-- Start Source material --

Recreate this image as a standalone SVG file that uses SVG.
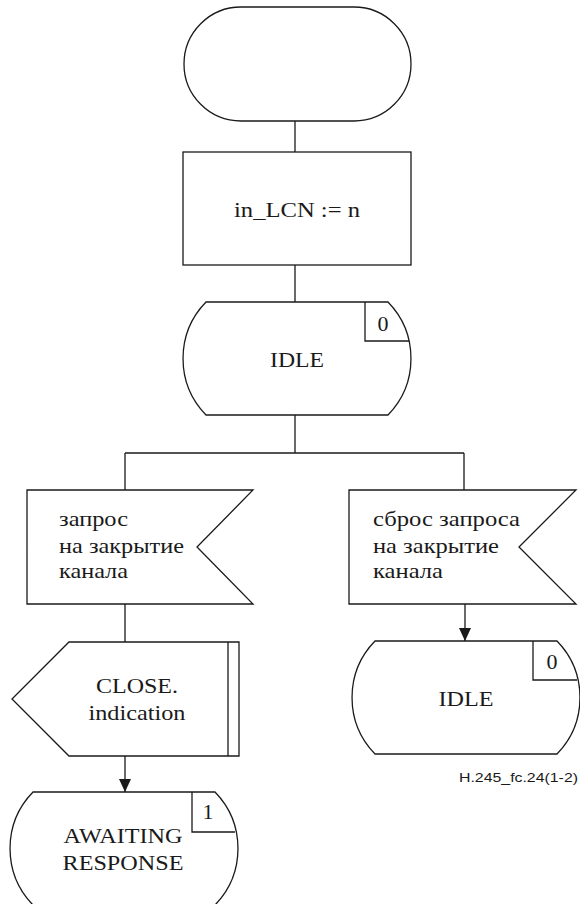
<svg xmlns="http://www.w3.org/2000/svg" width="580" height="904" viewBox="0 0 580 904">
<defs>
<style>
.s{fill:#fff;stroke:#1a1a1a;stroke-width:1.3}
.l{fill:none;stroke:#1a1a1a;stroke-width:1.3}
.t{font-family:'Liberation Serif','Times New Roman',serif;font-size:22px;fill:#1a1a1a}
.c{text-anchor:middle}
.lab{font-family:'Liberation Sans',Arial,sans-serif;font-size:12.5px;fill:#1a1a1a}
</style>
</defs>
<rect width="580" height="904" fill="#fff"/>
<g id="connectors">
<path class="l" d="M295,121 V152"/>
<path class="l" d="M295,265 V302"/>
<path class="l" d="M295,415 V453"/>
<path class="l" d="M125,453 H464"/>
<path class="l" d="M125,453 V490"/>
<path class="l" d="M464,453 V490"/>
<path class="l" d="M125,604 V642"/>
<path d="M125,756 V792" class="l"/>
<path d="M125,779 L119,779 L125,792 L131,779 Z" fill="#1a1a1a"/>
<path d="M465,604 V641" class="l"/>
<path d="M465,628 L459,628 L465,641 L471,628 Z" fill="#1a1a1a"/>
</g>
<g id="start">
<rect class="s" x="184" y="7" width="227" height="114" rx="57" ry="57"/>
</g>
<g id="task">
<rect class="s" x="183" y="152" width="228" height="113"/>
<text class="t c" x="297" y="217" textLength="126" lengthAdjust="spacingAndGlyphs">in_LCN := n</text>
</g>
<g id="state-idle-1">
<path class="s" d="M206,302 H388 A81,81 0 0 1 388,415 H206 A81,81 0 0 1 206,302 Z"/>
<path class="l" d="M365,302 V341 H409"/>
<text class="t c" x="383" y="331">0</text>
<text class="t c" x="297" y="367" textLength="54" lengthAdjust="spacingAndGlyphs">IDLE</text>
</g>
<g id="input-left">
<path class="s" d="M27,490 H253 L197,547 L253,604 H27 Z"/>
<text class="t" x="59" y="526" textLength="69" lengthAdjust="spacingAndGlyphs">запрос</text>
<text class="t" x="59" y="553" textLength="125" lengthAdjust="spacingAndGlyphs">на закрытие</text>
<text class="t" x="59" y="578" textLength="69" lengthAdjust="spacingAndGlyphs">канала</text>
</g>
<g id="input-right">
<path class="s" d="M349,490 H576 L519,547 L576,604 H349 Z"/>
<text class="t" x="373" y="526" textLength="147" lengthAdjust="spacingAndGlyphs">сброс запроса</text>
<text class="t" x="373" y="553" textLength="126" lengthAdjust="spacingAndGlyphs">на закрытие</text>
<text class="t" x="373" y="578" textLength="70" lengthAdjust="spacingAndGlyphs">канала</text>
</g>
<g id="output-close">
<path class="s" d="M69,642 H239 V756 H69 L12,699 Z"/>
<path class="l" d="M228,642 V756"/>
<text class="t c" x="137" y="693" textLength="82" lengthAdjust="spacingAndGlyphs">CLOSE.</text>
<text class="t c" x="137" y="720" textLength="97" lengthAdjust="spacingAndGlyphs">indication</text>
</g>
<g id="state-idle-2">
<path class="s" d="M375,641 H557 A81,81 0 0 1 557,754 H375 A81,81 0 0 1 375,641 Z"/>
<path class="l" d="M533,641 V680 H577"/>
<text class="t c" x="552" y="669">0</text>
<text class="t c" x="466" y="706" textLength="55" lengthAdjust="spacingAndGlyphs">IDLE</text>
</g>
<g id="state-awaiting">
<path class="s" d="M33,792 H215 A81,81 0 0 1 215,905 H33 A81,81 0 0 1 33,792 Z"/>
<path class="l" d="M192,792 V832 H235"/>
<text class="t c" x="208" y="819">1</text>
<text class="t c" x="123" y="843" textLength="119" lengthAdjust="spacingAndGlyphs">AWAITING</text>
<text class="t c" x="123" y="870" textLength="121" lengthAdjust="spacingAndGlyphs">RESPONSE</text>
</g>
<text class="lab" x="578" y="782" text-anchor="end" textLength="119" lengthAdjust="spacingAndGlyphs">H.245_fc.24(1-2)</text>
</svg>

-- End Source material --

→ **Given task**
Repeat verbatim all the material, but not the pictures.

→ **Final result**
Recreate this image as a standalone SVG file that uses SVG.
<svg xmlns="http://www.w3.org/2000/svg" width="580" height="904" viewBox="0 0 580 904">
<defs>
<style>
.s{fill:#fff;stroke:#1a1a1a;stroke-width:1.3}
.l{fill:none;stroke:#1a1a1a;stroke-width:1.3}
.t{font-family:'Liberation Serif','Times New Roman',serif;font-size:22px;fill:#1a1a1a}
.c{text-anchor:middle}
.lab{font-family:'Liberation Sans',Arial,sans-serif;font-size:12.5px;fill:#1a1a1a}
</style>
</defs>
<rect width="580" height="904" fill="#fff"/>
<g id="connectors">
<path class="l" d="M295,121 V152"/>
<path class="l" d="M295,265 V302"/>
<path class="l" d="M295,415 V453"/>
<path class="l" d="M125,453 H464"/>
<path class="l" d="M125,453 V490"/>
<path class="l" d="M464,453 V490"/>
<path class="l" d="M125,604 V642"/>
<path d="M125,756 V792" class="l"/>
<path d="M125,779 L119,779 L125,792 L131,779 Z" fill="#1a1a1a"/>
<path d="M465,604 V641" class="l"/>
<path d="M465,628 L459,628 L465,641 L471,628 Z" fill="#1a1a1a"/>
</g>
<g id="start">
<rect class="s" x="184" y="7" width="227" height="114" rx="57" ry="57"/>
</g>
<g id="task">
<rect class="s" x="183" y="152" width="228" height="113"/>
<text class="t c" x="297" y="217" textLength="126" lengthAdjust="spacingAndGlyphs">in_LCN := n</text>
</g>
<g id="state-idle-1">
<path class="s" d="M206,302 H388 A81,81 0 0 1 388,415 H206 A81,81 0 0 1 206,302 Z"/>
<path class="l" d="M365,302 V341 H409"/>
<text class="t c" x="383" y="331">0</text>
<text class="t c" x="297" y="367" textLength="54" lengthAdjust="spacingAndGlyphs">IDLE</text>
</g>
<g id="input-left">
<path class="s" d="M27,490 H253 L197,547 L253,604 H27 Z"/>
<text class="t" x="59" y="526" textLength="69" lengthAdjust="spacingAndGlyphs">запрос</text>
<text class="t" x="59" y="553" textLength="125" lengthAdjust="spacingAndGlyphs">на закрытие</text>
<text class="t" x="59" y="578" textLength="69" lengthAdjust="spacingAndGlyphs">канала</text>
</g>
<g id="input-right">
<path class="s" d="M349,490 H576 L519,547 L576,604 H349 Z"/>
<text class="t" x="373" y="526" textLength="147" lengthAdjust="spacingAndGlyphs">сброс запроса</text>
<text class="t" x="373" y="553" textLength="126" lengthAdjust="spacingAndGlyphs">на закрытие</text>
<text class="t" x="373" y="578" textLength="70" lengthAdjust="spacingAndGlyphs">канала</text>
</g>
<g id="output-close">
<path class="s" d="M69,642 H239 V756 H69 L12,699 Z"/>
<path class="l" d="M228,642 V756"/>
<text class="t c" x="137" y="693" textLength="82" lengthAdjust="spacingAndGlyphs">CLOSE.</text>
<text class="t c" x="137" y="720" textLength="97" lengthAdjust="spacingAndGlyphs">indication</text>
</g>
<g id="state-idle-2">
<path class="s" d="M375,641 H557 A81,81 0 0 1 557,754 H375 A81,81 0 0 1 375,641 Z"/>
<path class="l" d="M533,641 V680 H577"/>
<text class="t c" x="552" y="669">0</text>
<text class="t c" x="466" y="706" textLength="55" lengthAdjust="spacingAndGlyphs">IDLE</text>
</g>
<g id="state-awaiting">
<path class="s" d="M33,792 H215 A81,81 0 0 1 215,905 H33 A81,81 0 0 1 33,792 Z"/>
<path class="l" d="M192,792 V832 H235"/>
<text class="t c" x="208" y="819">1</text>
<text class="t c" x="123" y="843" textLength="119" lengthAdjust="spacingAndGlyphs">AWAITING</text>
<text class="t c" x="123" y="870" textLength="121" lengthAdjust="spacingAndGlyphs">RESPONSE</text>
</g>
<text class="lab" x="578" y="782" text-anchor="end" textLength="119" lengthAdjust="spacingAndGlyphs">H.245_fc.24(1-2)</text>
</svg>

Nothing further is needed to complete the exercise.